## Exercise description
Without the pictures, output the lines of the material from the very first through the one that holds "YAxis, ReferenceArea, ReferenceLine".

## Recorded data
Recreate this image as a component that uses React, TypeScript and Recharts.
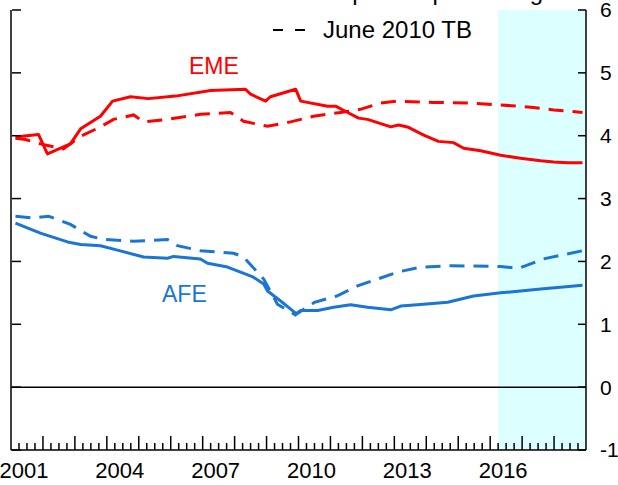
import React from 'react';
import { LineChart, Line, XAxis, YAxis, ReferenceArea, ReferenceLine } from 'recharts';

// [decimal year, percent]
const emeCurrent: [number, number][] = [
  [2001.14, 3.98], [2001.86, 4.02], [2002.14, 3.71], [2002.86, 3.87], [2003.18, 4.11],
  [2003.8, 4.31], [2004.18, 4.55], [2004.74, 4.62], [2005.3, 4.59], [2006.15, 4.63],
  [2007.25, 4.72], [2008.34, 4.74], [2008.5, 4.66], [2008.97, 4.55], [2009.12, 4.62],
  [2009.91, 4.74], [2010.07, 4.55], [2010.91, 4.47], [2011.16, 4.47], [2011.54, 4.37],
  [2011.88, 4.28], [2012.16, 4.26], [2012.89, 4.14], [2013.13, 4.17], [2013.41, 4.14],
  [2013.92, 4.01], [2014.38, 3.91], [2014.85, 3.89], [2015.17, 3.8], [2015.7, 3.76],
  [2016.33, 3.69], [2016.95, 3.64], [2017.58, 3.6], [2017.99, 3.58], [2018.42, 3.57],
  [2018.89, 3.57],
];
const emeJune2010: [number, number][] = [
  [2001.14, 3.96], [2001.45, 3.94], [2002.0, 3.86], [2002.64, 3.79], [2003.18, 3.99],
  [2003.8, 4.14], [2004.21, 4.26], [2004.84, 4.33], [2005.15, 4.22], [2005.9, 4.26],
  [2006.93, 4.34], [2007.87, 4.37], [2008.28, 4.23], [2009.03, 4.15], [2009.75, 4.22],
  [2010.47, 4.31], [2011.32, 4.37], [2011.94, 4.42], [2012.57, 4.52], [2013.1, 4.55],
  [2014.23, 4.53], [2015.29, 4.52], [2016.33, 4.49], [2017.36, 4.45], [2017.99, 4.41],
  [2018.89, 4.37],
];
const afeCurrent: [number, number][] = [
  [2001.14, 2.61], [2001.92, 2.45], [2002.77, 2.31], [2003.18, 2.27], [2003.8, 2.25],
  [2004.33, 2.18], [2005.15, 2.07], [2005.9, 2.05], [2006.09, 2.08], [2006.93, 2.04],
  [2007.15, 1.97], [2007.78, 1.91], [2008.59, 1.75], [2008.91, 1.64], [2009.03, 1.53],
  [2009.44, 1.37], [2009.93, 1.17], [2010.07, 1.22], [2010.6, 1.22], [2011.1, 1.27],
  [2011.63, 1.31], [2012.16, 1.27], [2012.89, 1.23], [2013.2, 1.29], [2013.92, 1.32],
  [2014.67, 1.35], [2015.48, 1.45], [2016.33, 1.5], [2016.95, 1.53], [2017.58, 1.56],
  [2018.2, 1.59], [2018.89, 1.62],
];
const afeJune2010: [number, number][] = [
  [2001.14, 2.72], [2001.7, 2.69], [2002.17, 2.72], [2002.86, 2.59], [2003.49, 2.4],
  [2003.9, 2.35], [2004.84, 2.32], [2005.9, 2.35], [2006.21, 2.25], [2006.93, 2.17],
  [2007.97, 2.13], [2008.28, 2.07], [2008.91, 1.72], [2009.34, 1.32], [2009.9, 1.15],
  [2010.5, 1.35], [2011.2, 1.45], [2011.85, 1.61], [2013.1, 1.83], [2013.82, 1.91],
  [2014.76, 1.93], [2016.33, 1.92], [2016.89, 1.89], [2017.67, 2.04], [2018.89, 2.17],
];

const labelYears = [2001, 2004, 2007, 2010, 2013, 2016];
const yTicks = [-1, 0, 1, 2, 3, 4, 5, 6];
const xStart = 2001;
const xEnd = 2019;
const projectionStart = 2016.25;

const quarterTicks: number[] = [];
for (let q = 0; q <= (xEnd - xStart) * 4; q++) quarterTicks.push(xStart + q / 4);

const toRows = (pairs: [number, number][]) => pairs.map(([t, v]) => ({ t, v }));

const RED = '#ff0000';
const BLUE = '#1a76d2';
const FONT = '"Liberation Sans", Arial, sans-serif';

const XTick = (props: any) => {
  const { x, y, payload } = props;
  const v: number = payload.value;
  const isYear = Math.abs(v - Math.round(v)) < 1e-6;
  const label = labelYears.find((yr) => Math.abs(yr + 0.5 - v) < 1e-6);
  const inner = v > xStart + 1e-6 && v < xEnd - 1e-6;
  return (
    <g>
      {inner && (
        <line x1={x} x2={x} y1={y} y2={y - (isYear ? 14 : 7)} stroke="#000" strokeWidth={1.5} />
      )}
      {label !== undefined && (
        <text x={x - 3} y={y + 28} textAnchor="middle" fontSize={22} fontFamily={FONT} fill="#000">
          {label}
        </text>
      )}
    </g>
  );
};

const LeftTick = (props: any) => {
  const { x, y } = props;
  return <line x1={x} x2={x + 9} y1={y} y2={y} stroke="#000" strokeWidth={1.5} />;
};

export default function App() {
  return (
    <div style={{ position: 'absolute', left: 0, top: 0, width: 618, height: 485, background: '#fff' }}>
      <LineChart width={618} height={485} margin={{ top: 10, right: 0, left: 10, bottom: 0 }}>
        <XAxis
          dataKey="t"
          type="number"
          domain={[xStart, xEnd]}
          ticks={quarterTicks}
          interval={0}
          allowDataOverflow
          height={35}
          tickSize={0}
          tickMargin={0}
          tickLine={false}
          tick={<XTick />}
          axisLine={{ stroke: '#000', strokeWidth: 1.5 }}
        />
        <YAxis
          yAxisId="l"
          orientation="left"
          width={1}
          domain={[-1, 6]}
          ticks={yTicks}
          interval={0}
          tickSize={-1}
          tickMargin={0}
          tickLine={false}
          tick={<LeftTick />}
          axisLine={{ stroke: '#000', strokeWidth: 1.5 }}
        />
        <YAxis
          yAxisId="r"
          orientation="right"
          width={32}
          domain={[-1, 6]}
          ticks={yTicks}
          interval={0}
          tickSize={-8}
          tickMargin={22}
          tickLine={{ stroke: '#000', strokeWidth: 1.5 }}
          axisLine={{ stroke: '#000', strokeWidth: 1.5 }}
          tick={{ fill: '#000', fontSize: 21, fontFamily: FONT }}
        />
        <ReferenceArea
          yAxisId="r"
          x1={projectionStart}
          x2={xEnd}
          y1={-1}
          y2={6}
          fill="#dcffff"
          fillOpacity={1}
          stroke="none"
        />
        <ReferenceLine yAxisId="r" y={0} stroke="#000" strokeWidth={1.5} />
        <Line yAxisId="l" data={toRows(emeJune2010)} dataKey="v" stroke={RED} strokeWidth={3} strokeDasharray="15 9" dot={false} isAnimationActive={false} />
        <Line yAxisId="l" data={toRows(afeJune2010)} dataKey="v" stroke={BLUE} strokeWidth={3} strokeDasharray="15 9" dot={false} isAnimationActive={false} />
        <Line yAxisId="r" data={toRows(emeCurrent)} dataKey="v" stroke={RED} strokeWidth={3} dot={false} strokeLinejoin="round" isAnimationActive={false} />
        <Line yAxisId="r" data={toRows(afeCurrent)} dataKey="v" stroke={BLUE} strokeWidth={3} dot={false} strokeLinejoin="round" isAnimationActive={false} />
        <text x={323} y={0} fontSize={24} fontFamily={FONT} fill="#000">Sep 2018 potential growth</text>
        <line x1={273} x2={305} y1={30} y2={30} stroke="#000" strokeWidth={2} strokeDasharray="10 12" />
        <text x={323} y={38} fontSize={24} fontFamily={FONT} fill="#000">June 2010 TB</text>
        <text x={189} y={74} fontSize={23} fontFamily={FONT} fill={RED}>EME</text>
        <text x={162} y={302} fontSize={23} fontFamily={FONT} fill={BLUE}>AFE</text>
      </LineChart>
    </div>
  );
}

## Exercise response
Recreate this image as a component that uses React, TypeScript and Recharts.
import React from 'react';
import { LineChart, Line, XAxis, YAxis, ReferenceArea, ReferenceLine } from 'recharts';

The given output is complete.